Peter Corey, Chief Market Strategist at Pave Finance, said in comments to Investing.com that “NVIDIA’s upcoming earnings should reflect strong results and a confident outlook, with recent channel checks appearing broadly optimistic.”
“While DRAM shortages and power bottlenecks remain potential obstacles, the demand data we’re seeing doesn’t suggest those constraints are materially dampening end demand at this stage,” Corey added. “If NVIDIA delivers solid earnings and the market continues to sell off – particularly across KKR, BLK, OWL and IGV – then that divergence would be a reason to become more defensive, as it would imply the tape is trading more on risk appetite than fundamentals.”

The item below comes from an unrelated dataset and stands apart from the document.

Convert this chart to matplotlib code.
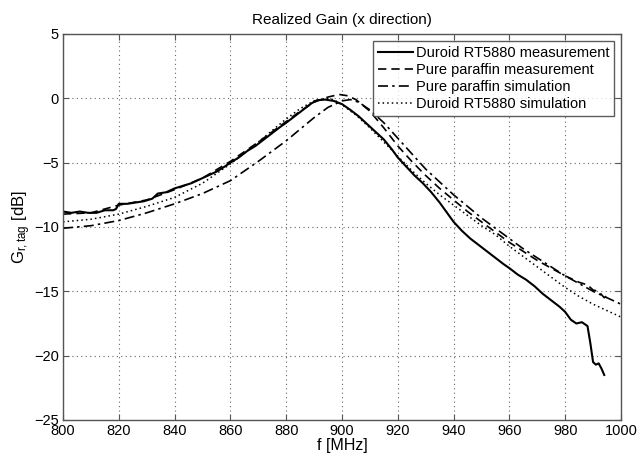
import matplotlib
matplotlib.use("Agg")
import matplotlib.pyplot as plt

plt.rcParams['font.family'] = ['Liberation Sans', 'DejaVu Sans']
plt.rcParams['mathtext.fontset'] = 'custom'
plt.rcParams['mathtext.rm'] = 'Liberation Sans'
plt.rcParams['mathtext.it'] = 'Liberation Sans'

# Duroid RT5880 measurement
f_dm = [800, 803, 806, 809, 812, 815, 818, 819, 820, 823, 826, 829, 832, 834, 837, 840,
        843, 846, 849, 852, 855, 858, 860, 863, 866, 869, 872, 875, 878, 880, 883, 886,
        889, 891, 894, 897, 900, 903, 906, 909, 912, 915, 918, 920, 923, 926, 929, 932,
        935, 938, 940, 943, 946, 949, 952, 955, 958, 960, 963, 966, 969, 972, 975, 978,
        980, 982, 984, 986, 988, 989, 990, 991, 992, 993, 994]
g_dm = [-8.8, -8.9, -8.8, -8.9, -8.9, -8.7, -8.7, -8.6, -8.2, -8.2, -8.1, -8.0, -7.8, -7.4, -7.3, -7.0,
        -6.8, -6.6, -6.3, -6.0, -5.7, -5.3, -5.0, -4.6, -4.1, -3.7, -3.2, -2.7, -2.2, -1.9, -1.4, -0.9,
        -0.4, -0.15, -0.1, -0.2, -0.45, -0.9, -1.4, -2.0, -2.6, -3.2, -4.0, -4.6, -5.3, -6.0, -6.6, -7.3,
        -8.1, -9.0, -9.6, -10.3, -10.9, -11.4, -11.9, -12.4, -12.9, -13.2, -13.7, -14.1, -14.6, -15.2, -15.7, -16.2,
        -16.6, -17.2, -17.5, -17.4, -17.7, -19.0, -20.5, -20.7, -20.6, -21.0, -21.5]

# Pure paraffin measurement
f_pm = [800, 810, 820, 830, 840, 850, 860, 870, 880, 885, 890, 895, 899, 902, 905, 910,
        915, 920, 925, 930, 935, 940, 945, 950, 955, 960, 965, 970, 975, 980, 985, 988,
        990, 992, 994, 995]
g_pm = [-9.0, -8.9, -8.3, -7.9, -7.1, -6.2, -4.9, -3.4, -1.8, -1.0, -0.3, 0.1, 0.3, 0.2, -0.1, -1.0,
        -2.3, -3.7, -4.9, -6.0, -7.0, -7.9, -8.8, -9.6, -10.4, -11.2, -11.9, -12.6, -13.2, -13.8, -14.3, -14.5,
        -14.9, -15.0, -15.5, -15.3]

# Pure paraffin simulation
f_ps = [800, 810, 820, 830, 840, 850, 860, 870, 880, 885, 890, 895, 900, 903, 906, 910,
        915, 920, 925, 930, 935, 940, 945, 950, 955, 960, 965, 970, 975, 980, 985, 990,
        995, 1000]
g_ps = [-10.1, -9.9, -9.5, -8.9, -8.2, -7.4, -6.4, -4.9, -3.3, -2.4, -1.5, -0.7, -0.2, -0.1, -0.3, -0.9,
        -1.9, -3.1, -4.3, -5.5, -6.5, -7.5, -8.4, -9.3, -10.1, -10.9, -11.7, -12.4, -13.1, -13.8, -14.4, -15.0,
        -15.5, -16.0]

# Duroid RT5880 simulation
f_ds = [800, 810, 820, 830, 840, 850, 860, 870, 880, 885, 890, 894, 897, 900, 905, 910,
        915, 920, 925, 930, 935, 940, 945, 950, 955, 960, 965, 970, 975, 980, 985, 990,
        995, 1000]
g_ds = [-9.6, -9.4, -9.0, -8.4, -7.7, -6.6, -5.1, -3.4, -1.6, -0.8, -0.2, 0.0, -0.1, -0.5, -1.3, -2.3,
        -3.4, -4.5, -5.6, -6.6, -7.5, -8.3, -9.1, -9.9, -10.6, -11.5, -12.3, -13.1, -13.9, -14.7, -15.4, -16.0,
        -16.5, -17.0]

x_ticks = [800, 820, 840, 860, 880, 900, 920, 940, 960, 980, 1000]
y_ticks = [-25, -20, -15, -10, -5, 0, 5]

fig = plt.figure(figsize=(6.39, 4.63), dpi=100)
ax = fig.add_axes([0.0986, 0.0929, 0.8732, 0.8337])

ax.plot(f_dm, g_dm, color='black', lw=1.5, ls='-', label='Duroid RT5880 measurement')
ax.plot(f_pm, g_pm, color='black', lw=1.2, ls=(0, (5, 3)), label='Pure paraffin measurement')
ax.plot(f_ps, g_ps, color='black', lw=1.2, ls=(0, (6, 2.5, 1.5, 2.5)), label='Pure paraffin simulation')
ax.plot(f_ds, g_ds, color='black', lw=1.1, ls=(0, (1, 2)), label='Duroid RT5880 simulation')

ax.set_xlim(800, 1000)
ax.set_ylim(-25, 5)
ax.set_xticks(x_ticks)
ax.set_yticks(y_ticks)
ax.tick_params(direction='in', top=True, right=True, labelsize=10.5, length=4,
               color='#555555', pad=3)
ax.grid(True, color='#666666', ls=(0, (1, 3)), lw=0.8)
for s in ax.spines.values():
    s.set_color('#555555')
    s.set_linewidth(1.0)

ax.set_title('Realized Gain (x direction)', fontsize=11, pad=7)
ax.set_xlabel('f [MHz]', fontsize=11.5, labelpad=0)
ax.set_ylabel(r'G$_{\mathregular{r,tag}}$ [dB]', fontsize=12, labelpad=1)

leg = ax.legend(loc='upper right', fontsize=10.5, frameon=True, fancybox=False,
                edgecolor='#333333', handlelength=2.4, handletextpad=0.2,
                borderaxespad=0.45, labelspacing=0.22, borderpad=0.35)
leg.get_frame().set_linewidth(1.0)

fig.savefig('out.png', dpi=100)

Northwestern Mutual’s Chief Portfolio Manager, Matt Stucky, stated: “Despite hotter than expected capex in the 4Q from the hyperscalers, revenue estimates for NVDA’s 4Q have been mostly flat the last few months with consensus at 65.8B for Q4 (guided to 65.0 at midpoint) and expecting a guide of 72.6B for Q1 FY27.”
“NVDA should be able to deliver the usual 2-3B of upside driven by unit growth in rack scale Blackwell systems and mix shift towards Blackwell Ultra which carries 20-30% higher pricing versus GB200,” he added. “This dynamic should continue into Q1 where NVDA should be able to guide to at least $74B of revenue driven by continued growth in hyperscaler capex and GB300 system growth.”
Stucky also noted that when it comes to commentary on sustained supending into 2027, “NVDA is trading 21x where we think earnings could ultimately land in FY 27 (CY 26) ~9/sh. That implies some form of a cyclical peak in spending, which isn’t the message hyperscalers are giving.”
Focusing on the stock price ahead of the results, David Morrison, senior market analyst at Trade Nation, told Investing.com that Nvidia shares have been trapped between $170 and $195 for months as investors weigh questions about AI investment returns and competitive threats.
But he acknowledged that Wednesday’s update could provide a catalyst. “There is an opportunity for a breakout in the share price,” he said, noting the market will focus on data centre revenue, cloud spending and margins.
“The initial headlines will be around revenues and earnings per share, and how these match up to expectations,” he added. “In addition, Nvidia has often surprised investors with bullish forward guidance. If there’s good news here, then that should underpin the share price.”
Morrison stated that “data centre revenue, chip demand and hyperscale cloud spending are all important elements,” while competition and margins will also feature.
He concluded: “There’s a lot at play here for the world’s largest company by market capitalisation. There was a time when Nvidia’s stock seemed to only go higher. That’s less of a certainty now. But however it goes, Nvidia’s results will have important implications for the broader market.”